All the Ways to be Smart by Davina Bell, Illustrated by Allison Colpoys

From the award-winning creators of The Underwater fancy-dress Parade and Under the Love Umbrella comes this joyful ode to all the unique and wonderful qualities that make children who they are.

Let’s Talk About Race by Julius Lester, Illustrated by Karen Barbour

In this acclaimed book, the author of the Newbery Honor Book To Be a Slave shares his own story as he explores what makes each of us special. Karen Barbour's dramatic, vibrant paintings speak to the heart of Lester’s vision, truly a celebration of all of us.

Julius Lester said: “I write because our lives are stories. If enough of these stories are told, then perhaps we will begin to see that our lives are the same story. The differences are merely in the details.”

My name is not Refugee by Kate Milner

A young boy discusses the journey he is about to make with his mother. They will leave their town, she explains, and it will be sad but also a little bit exciting. They will have to say goodbye to friends and loved ones, and that will be difficult. They will have to walk and walk and walk, and although they will see many new and interesting things, it will be hard at times too.

Layla’s Head Scarf by Miriam Cohen, Illustrated by Ronald Himler

Layla is a shy new girl in first grade and her classmates wonder why she wears a head scarf.

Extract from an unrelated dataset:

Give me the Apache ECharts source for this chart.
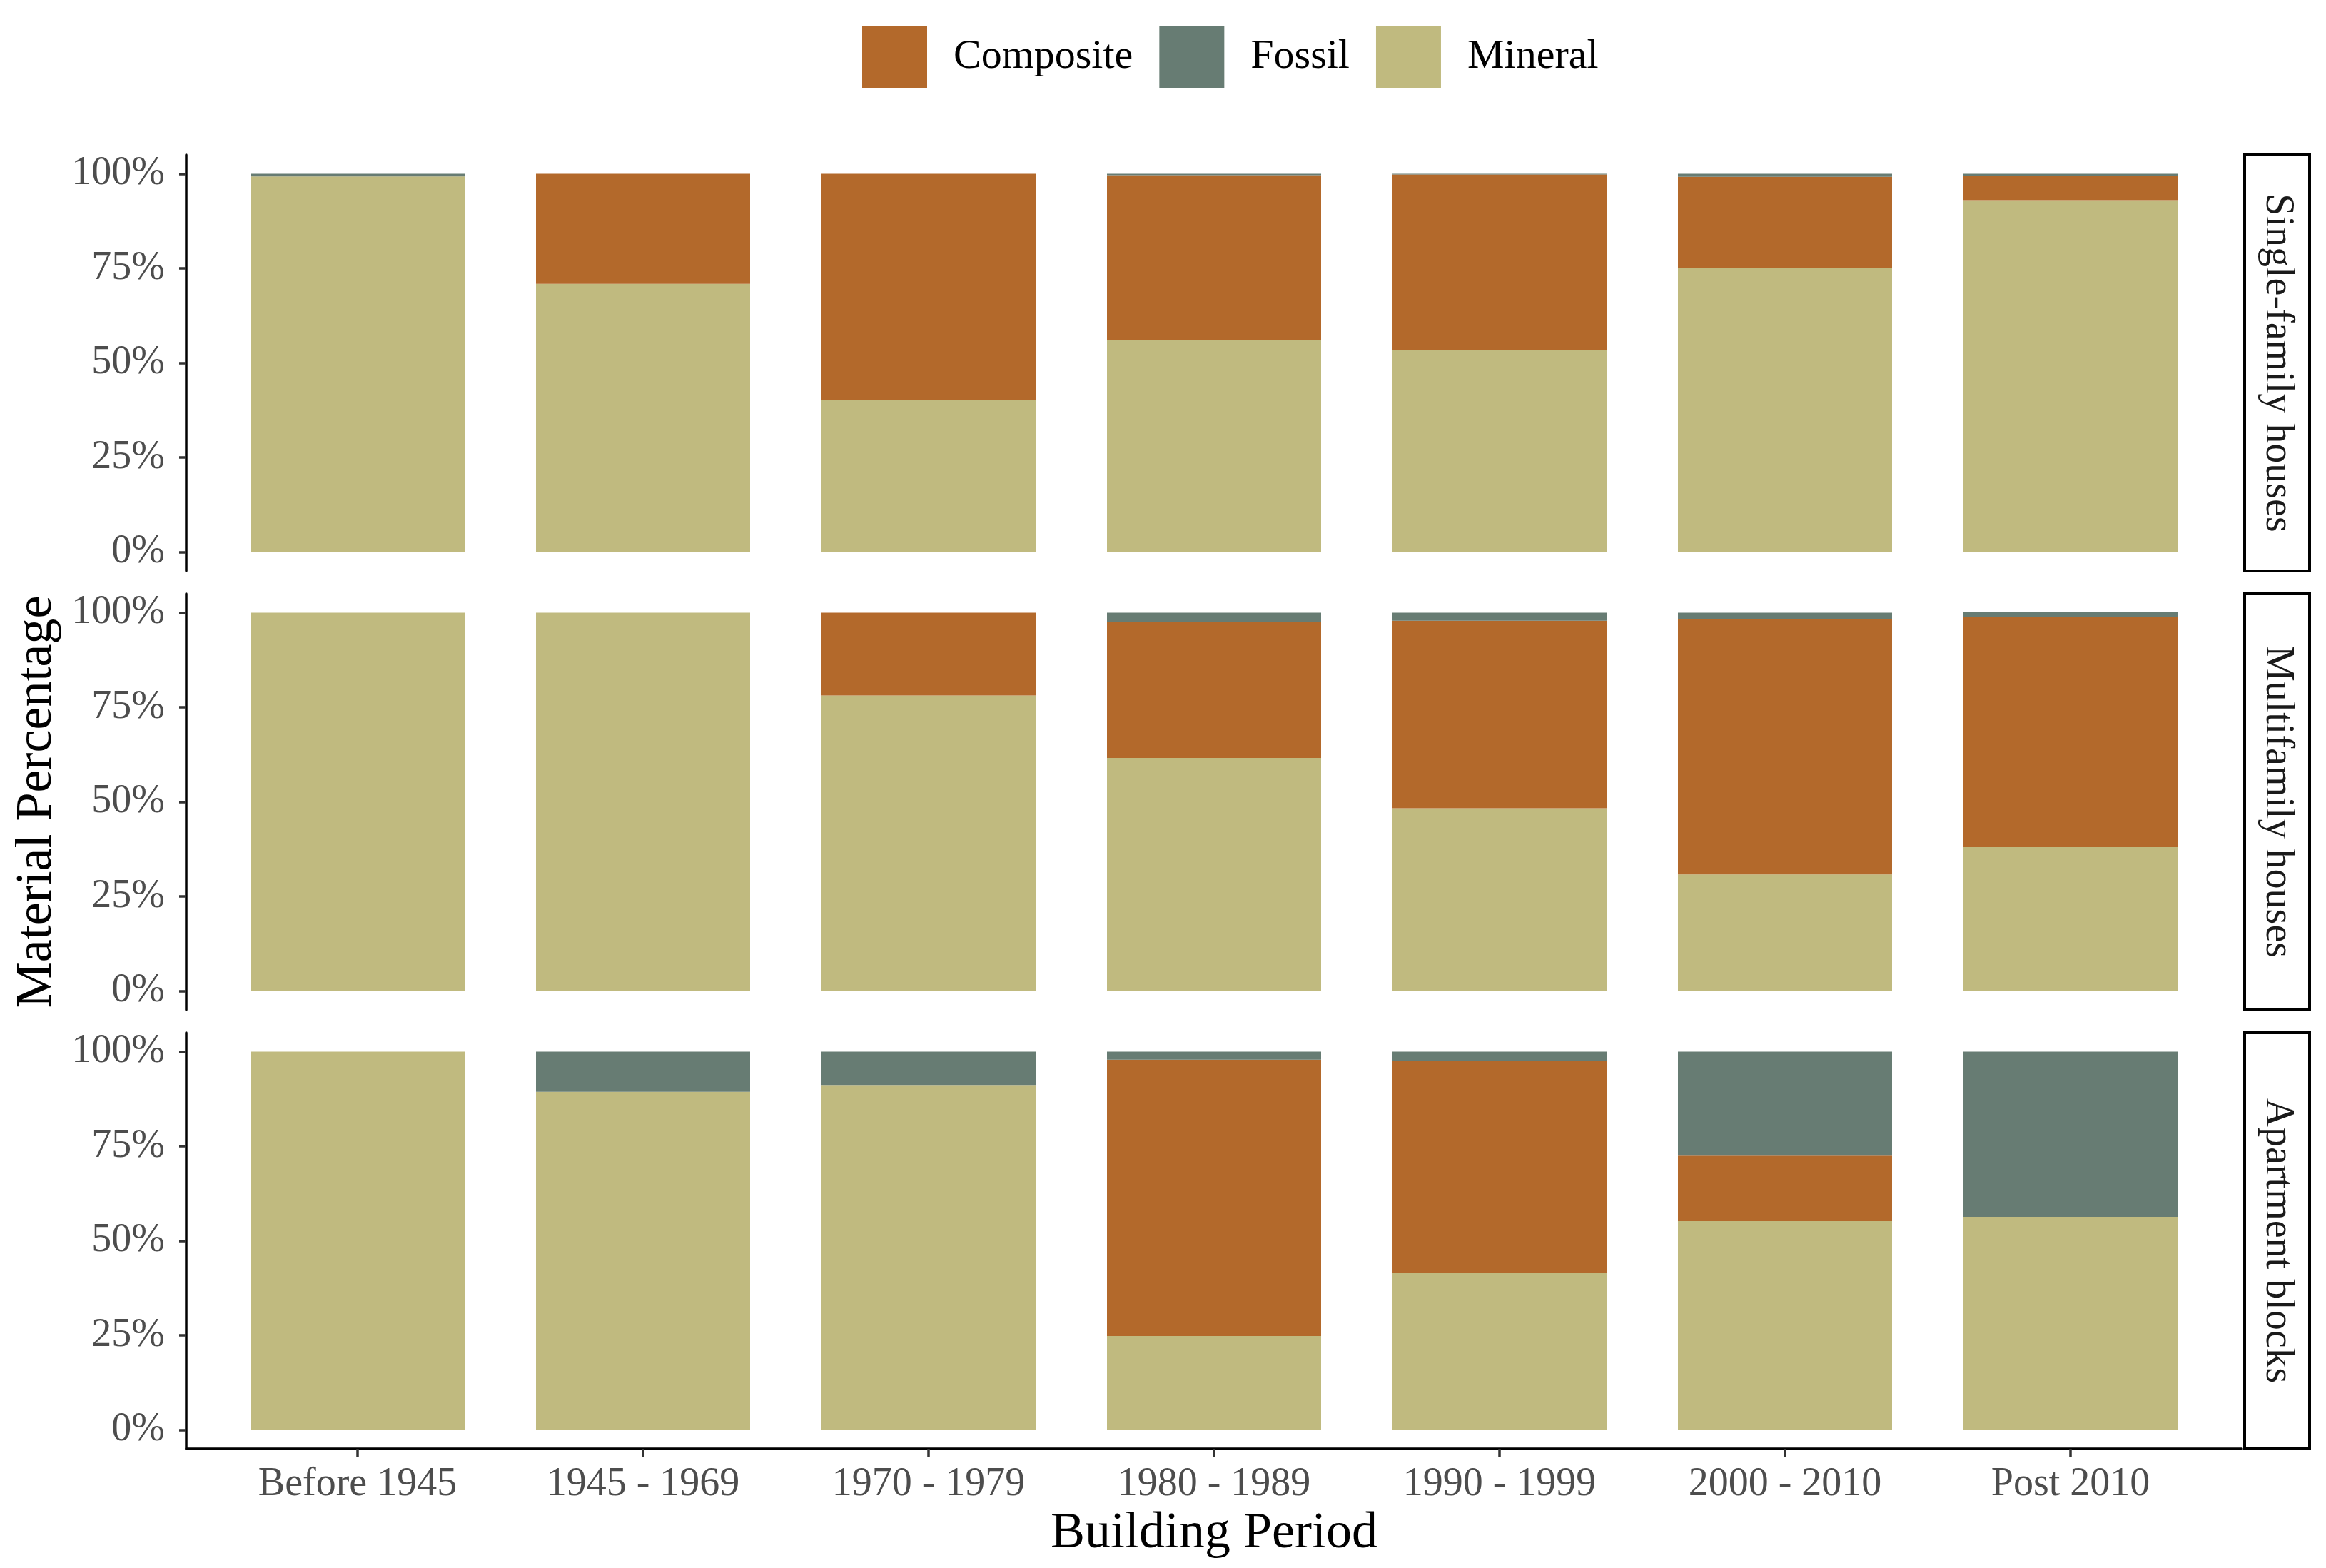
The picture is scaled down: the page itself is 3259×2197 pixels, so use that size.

As the school day progresses, the first graders learn about Layla’s culture and help make her feel more at ease in her new school.

Riley Can Be Anything by Davina Hamilton, Illustrated by Elena Reinoso

This inspiring rhyming story follows Riley as he discovers some of the wonderful things he can do when he grows up. With the help of his big cousin Joe, Riley is taken on a series of imaginative journeys that allow him to realise he can be anything he wants to be.